Stated exercise:
Pick out every line of the entries below where "this" occurs, and copy those lines.

Provided entries:
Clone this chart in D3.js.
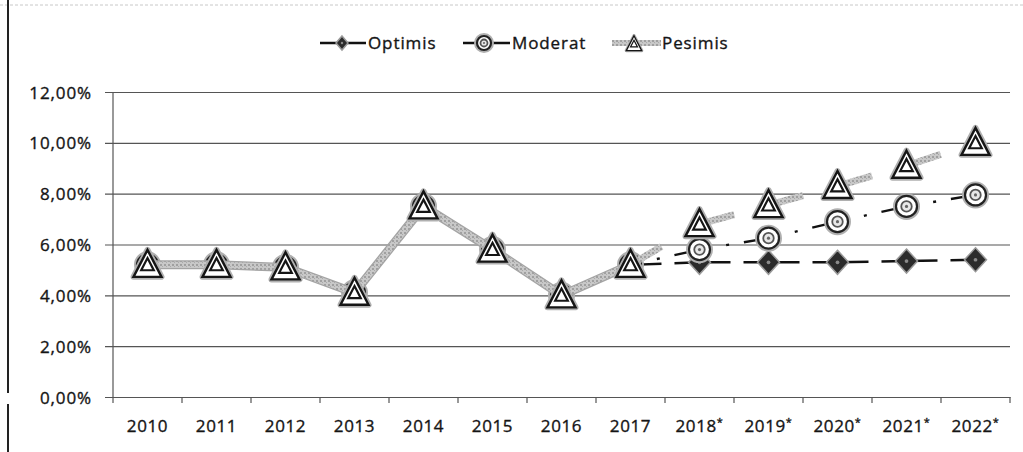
<!DOCTYPE html>
<html>
<head>
<meta charset="utf-8">
<script src="https://cdn.jsdelivr.net/npm/d3@7/dist/d3.min.js"></script>
<style>
  html, body { margin: 0; padding: 0; background: #fff; }
  svg { display: block; }
  text { font-family: "Open Sans", "Liberation Sans", sans-serif; fill: #151515; stroke: #151515; stroke-width: 0.35px; }
</style>
</head>
<body>
<svg id="chart" width="1023" height="452"></svg>
<script>
// Growth rate scenarios, 2010–2017 actual, 2018–2022 projected (in %)
const years = ["2010","2011","2012","2013","2014","2015","2016","2017","2018","2019","2020","2021","2022"];
const yearLabels = ["2010","2011","2012","2013","2014","2015","2016","2017","2018*","2019*","2020*","2021*","2022*"];
const optimis = [5.2, 5.2, 5.1, 4.1, 7.5, 5.8, 4.0, 5.2, 5.3, 5.3, 5.3, 5.35, 5.4];
const moderat = [5.2, 5.2, 5.1, 4.1, 7.5, 5.8, 4.0, 5.2, 5.8, 6.25, 6.9, 7.5, 7.95];
const pesimis = [5.2, 5.2, 5.1, 4.1, 7.5, 5.8, 4.0, 5.2, 6.8, 7.55, 8.3, 9.1, 10.0];
const yTicks = [0, 2, 4, 6, 8, 10, 12];
const firstForecast = 8; // index of 2018

const svg = d3.select("#chart");
const plotLeft = 113, plotRight = 1010, plotTop = 92, plotBottom = 397;

const x = d3.scaleBand().domain(years).range([plotLeft, plotRight]).padding(0);
const y = d3.scaleLinear().domain([0, 12]).range([plotBottom, plotTop]);
const cx = d => x(d) + x.bandwidth() / 2;

const pctFmt = d3.formatLocale({ decimal: ",", thousands: ".", grouping: [3], currency: ["", ""] }).format(".2f");

// speckled grey texture for the pessimistic line
const defs = svg.append("defs");
const pat = defs.append("pattern").attr("id", "tex").attr("patternUnits", "userSpaceOnUse")
  .attr("width", 4).attr("height", 4);
pat.append("rect").attr("width", 4).attr("height", 4).attr("fill", "#c8c8c8");
pat.append("rect").attr("x", 0).attr("y", 0).attr("width", 2).attr("height", 2).attr("fill", "#a0a0a0");
pat.append("rect").attr("x", 2).attr("y", 2).attr("width", 1).attr("height", 1).attr("fill", "#aaaaaa");

// outer frame fragments
svg.append("line").attr("x1", 0).attr("x2", 1023).attr("y1", 5).attr("y2", 5)
  .attr("stroke", "#c8c8c8").attr("stroke-width", 1).attr("stroke-dasharray", "3,2");
svg.append("line").attr("x1", 8).attr("x2", 8).attr("y1", 0).attr("y2", 393)
  .attr("stroke", "#222").attr("stroke-width", 2);
svg.append("line").attr("x1", 8).attr("x2", 8).attr("y1", 404).attr("y2", 452)
  .attr("stroke", "#222").attr("stroke-width", 2);

// horizontal gridlines + y labels
const yAxis = d3.axisLeft(y).tickValues(yTicks).tickSize(-(plotRight - plotLeft)).tickSizeOuter(0)
  .tickFormat(d => pctFmt(d) + "%");
const gy = svg.append("g").attr("transform", `translate(${plotLeft},0)`).call(yAxis);
gy.select(".domain").remove();
gy.selectAll(".tick line").attr("stroke", "#555").attr("stroke-width", 1.2).attr("x1", -8);
gy.selectAll(".tick text").attr("x", -21).attr("dy", "0.36em")
  .style("font-size", "17px").style("letter-spacing", "0.9px").attr("fill", "#151515");

// vertical axis line
svg.append("line").attr("x1", plotLeft).attr("x2", plotLeft).attr("y1", plotTop).attr("y2", plotBottom)
  .attr("stroke", "#555").attr("stroke-width", 1.2);

// category axis
const xAxis = d3.axisBottom(x).tickSize(0).tickFormat("");
const gx = svg.append("g").attr("transform", `translate(0,${plotBottom})`).call(xAxis);
gx.select(".domain").attr("stroke", "#555").attr("stroke-width", 1.2);
gx.selectAll(".tick").remove();
const bounds = years.map(d => x(d)).concat([plotRight]);
gx.selectAll("line.sep").data(bounds).enter().append("line").attr("class", "sep")
  .attr("x1", d => d).attr("x2", d => d).attr("y1", 0).attr("y2", 6)
  .attr("stroke", "#555").attr("stroke-width", 1.2);
const lbl = gx.selectAll("text.lbl").data(years).enter().append("text").attr("class", "lbl")
  .attr("x", d => cx(d)).attr("y", 35).attr("text-anchor", "middle")
  .style("font-size", "17px").style("letter-spacing", "0.6px");
lbl.each(function(d, i) {
  const t = d3.select(this);
  const s = yearLabels[i];
  t.append("tspan").text(s.replace("*", ""));
  if (s.endsWith("*")) t.append("tspan").attr("dy", -6).style("font-size", "11px").text("*");
});

// series helpers
const pts = vals => years.map((d, i) => [cx(d), y(vals[i])]);
const lineGen = d3.line();

function drawSeries(vals, histStyle, fcStyle) {
  const p = pts(vals);
  const g = svg.append("g");
  // actual part
  histStyle(g.append("path").attr("d", lineGen(p.slice(0, firstForecast))).attr("fill", "none"));
  // projected part, one segment at a time so each dash pattern restarts at a point
  for (let i = firstForecast - 1; i < p.length - 1; i++) {
    fcStyle(g.append("path").attr("d", lineGen([p[i], p[i + 1]])).attr("fill", "none"));
  }
  return p;
}

function diamond(g, x0, y0, w, h) {
  g.append("path").attr("d", `M${x0},${y0 - h}L${x0 + w},${y0}L${x0},${y0 + h}L${x0 - w},${y0}Z`)
    .attr("fill", "#2b2b2b").attr("stroke", "#9a9a9a").attr("stroke-width", 1.5);
  g.append("circle").attr("cx", x0).attr("cy", y0).attr("r", Math.max(1.2, w * 0.17)).attr("fill", "#8a8a8a");
}
function ringMarker(g, x0, y0, r) {
  g.append("circle").attr("cx", x0).attr("cy", y0).attr("r", r + 1.5)
    .attr("fill", "#fff").attr("stroke", "#b0b0b0").attr("stroke-width", 3);
  g.append("circle").attr("cx", x0).attr("cy", y0).attr("r", r)
    .attr("fill", "#fff").attr("stroke", "#222").attr("stroke-width", 2.2);
  g.append("circle").attr("cx", x0).attr("cy", y0).attr("r", r * 0.5)
    .attr("fill", "#e8e8e8").attr("stroke", "#555").attr("stroke-width", 1.8);
  g.append("circle").attr("cx", x0).attr("cy", y0).attr("r", r * 0.15).attr("fill", "#666");
}
function triMarker(g, x0, y0, s) {
  const tri = k => `M${x0},${y0 - 15 * k}L${x0 + 14 * k},${y0 + 12 * k}L${x0 - 14 * k},${y0 + 12 * k}Z`;
  g.append("path").attr("d", tri(s)).attr("fill", "#fff").attr("stroke", "#b0b0b0")
    .attr("stroke-width", 6 * s).attr("stroke-linejoin", "round");
  g.append("path").attr("d", tri(s)).attr("fill", "#fff").attr("stroke", "#151515")
    .attr("stroke-width", 2.4 * s).attr("stroke-linejoin", "miter");
  g.append("path").attr("d", tri(s * 0.45)).attr("fill", "#fff").attr("stroke", "#151515")
    .attr("stroke-width", 2.2 * s);
}

// Optimis
const pO = drawSeries(optimis,
  s => s.attr("stroke", "#111").attr("stroke-width", 2.2),
  s => s.attr("stroke", "#111").attr("stroke-width", 2.4).attr("stroke-dasharray", "31,13,40"));
const gO = svg.append("g");
pO.forEach(([a, b]) => diamond(gO, a, b, 11, 12));

// Moderat
const pM = drawSeries(moderat,
  s => s.attr("stroke", "#111").attr("stroke-width", 2.2),
  s => s.attr("stroke", "#111").attr("stroke-width", 2.4).attr("stroke-dasharray", "0,27,3,15,60"));
const gM = svg.append("g");
pM.forEach(([a, b]) => ringMarker(gM, a, b, 10.5));

// Pesimis
const pP = drawSeries(pesimis,
  s => { s.attr("stroke", "#a4a4a4").attr("stroke-width", 9).attr("stroke-linejoin", "round");
         const c = s.node().cloneNode(); s.node().parentNode.appendChild(c);
         d3.select(c).attr("stroke", "url(#tex)").attr("stroke-width", 6.5); },
  s => { s.attr("stroke", "url(#tex)").attr("stroke-width", 7).attr("stroke-dasharray", "36,60"); });
const gP = svg.append("g");
pP.forEach(([a, b]) => triMarker(gP, a, b, 1));

// legend
const ly = 43;
const lg = svg.append("g");
lg.append("line").attr("x1", 320).attr("x2", 366).attr("y1", ly).attr("y2", ly).attr("stroke", "#111").attr("stroke-width", 2.6);
diamond(lg, 342, ly, 6, 7);
lg.append("text").attr("x", 368).attr("y", ly).attr("dy", "0.36em").style("font-size", "17px").style("letter-spacing", "0.9px").text("Optimis");

lg.append("line").attr("x1", 463).attr("x2", 510).attr("y1", ly).attr("y2", ly).attr("stroke", "#111").attr("stroke-width", 2.6);
ringMarker(lg, 484, ly, 7);
lg.append("text").attr("x", 512).attr("y", ly).attr("dy", "0.36em").style("font-size", "17px").style("letter-spacing", "0.9px").text("Moderat");

lg.append("line").attr("x1", 612).attr("x2", 661).attr("y1", ly).attr("y2", ly).attr("stroke", "url(#tex)").attr("stroke-width", 6);
triMarker(lg, 634, ly + 1, 0.55);
lg.append("text").attr("x", 662).attr("y", ly).attr("dy", "0.36em").style("font-size", "17px").style("letter-spacing", "0.9px").text("Pesimis");
</script>
</body>
</html>
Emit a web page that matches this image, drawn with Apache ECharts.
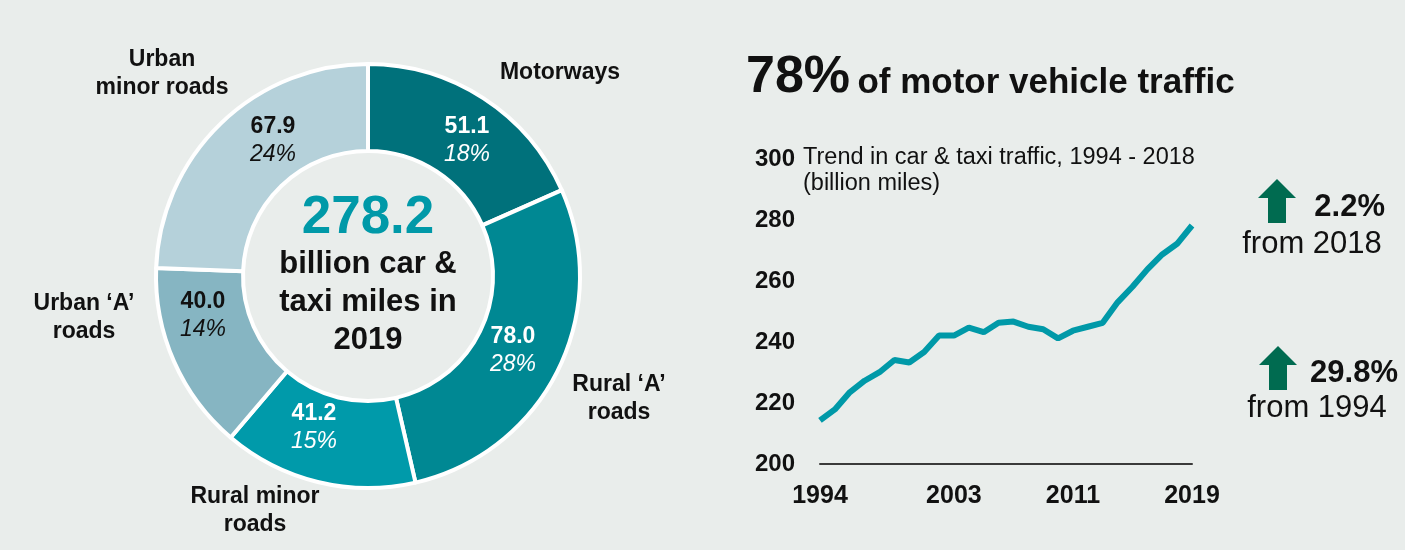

Task result:
Clone this chart in D3.js.
  const t = d3.select(this);
Emit a web page that matches this image, drawn with Apache ECharts.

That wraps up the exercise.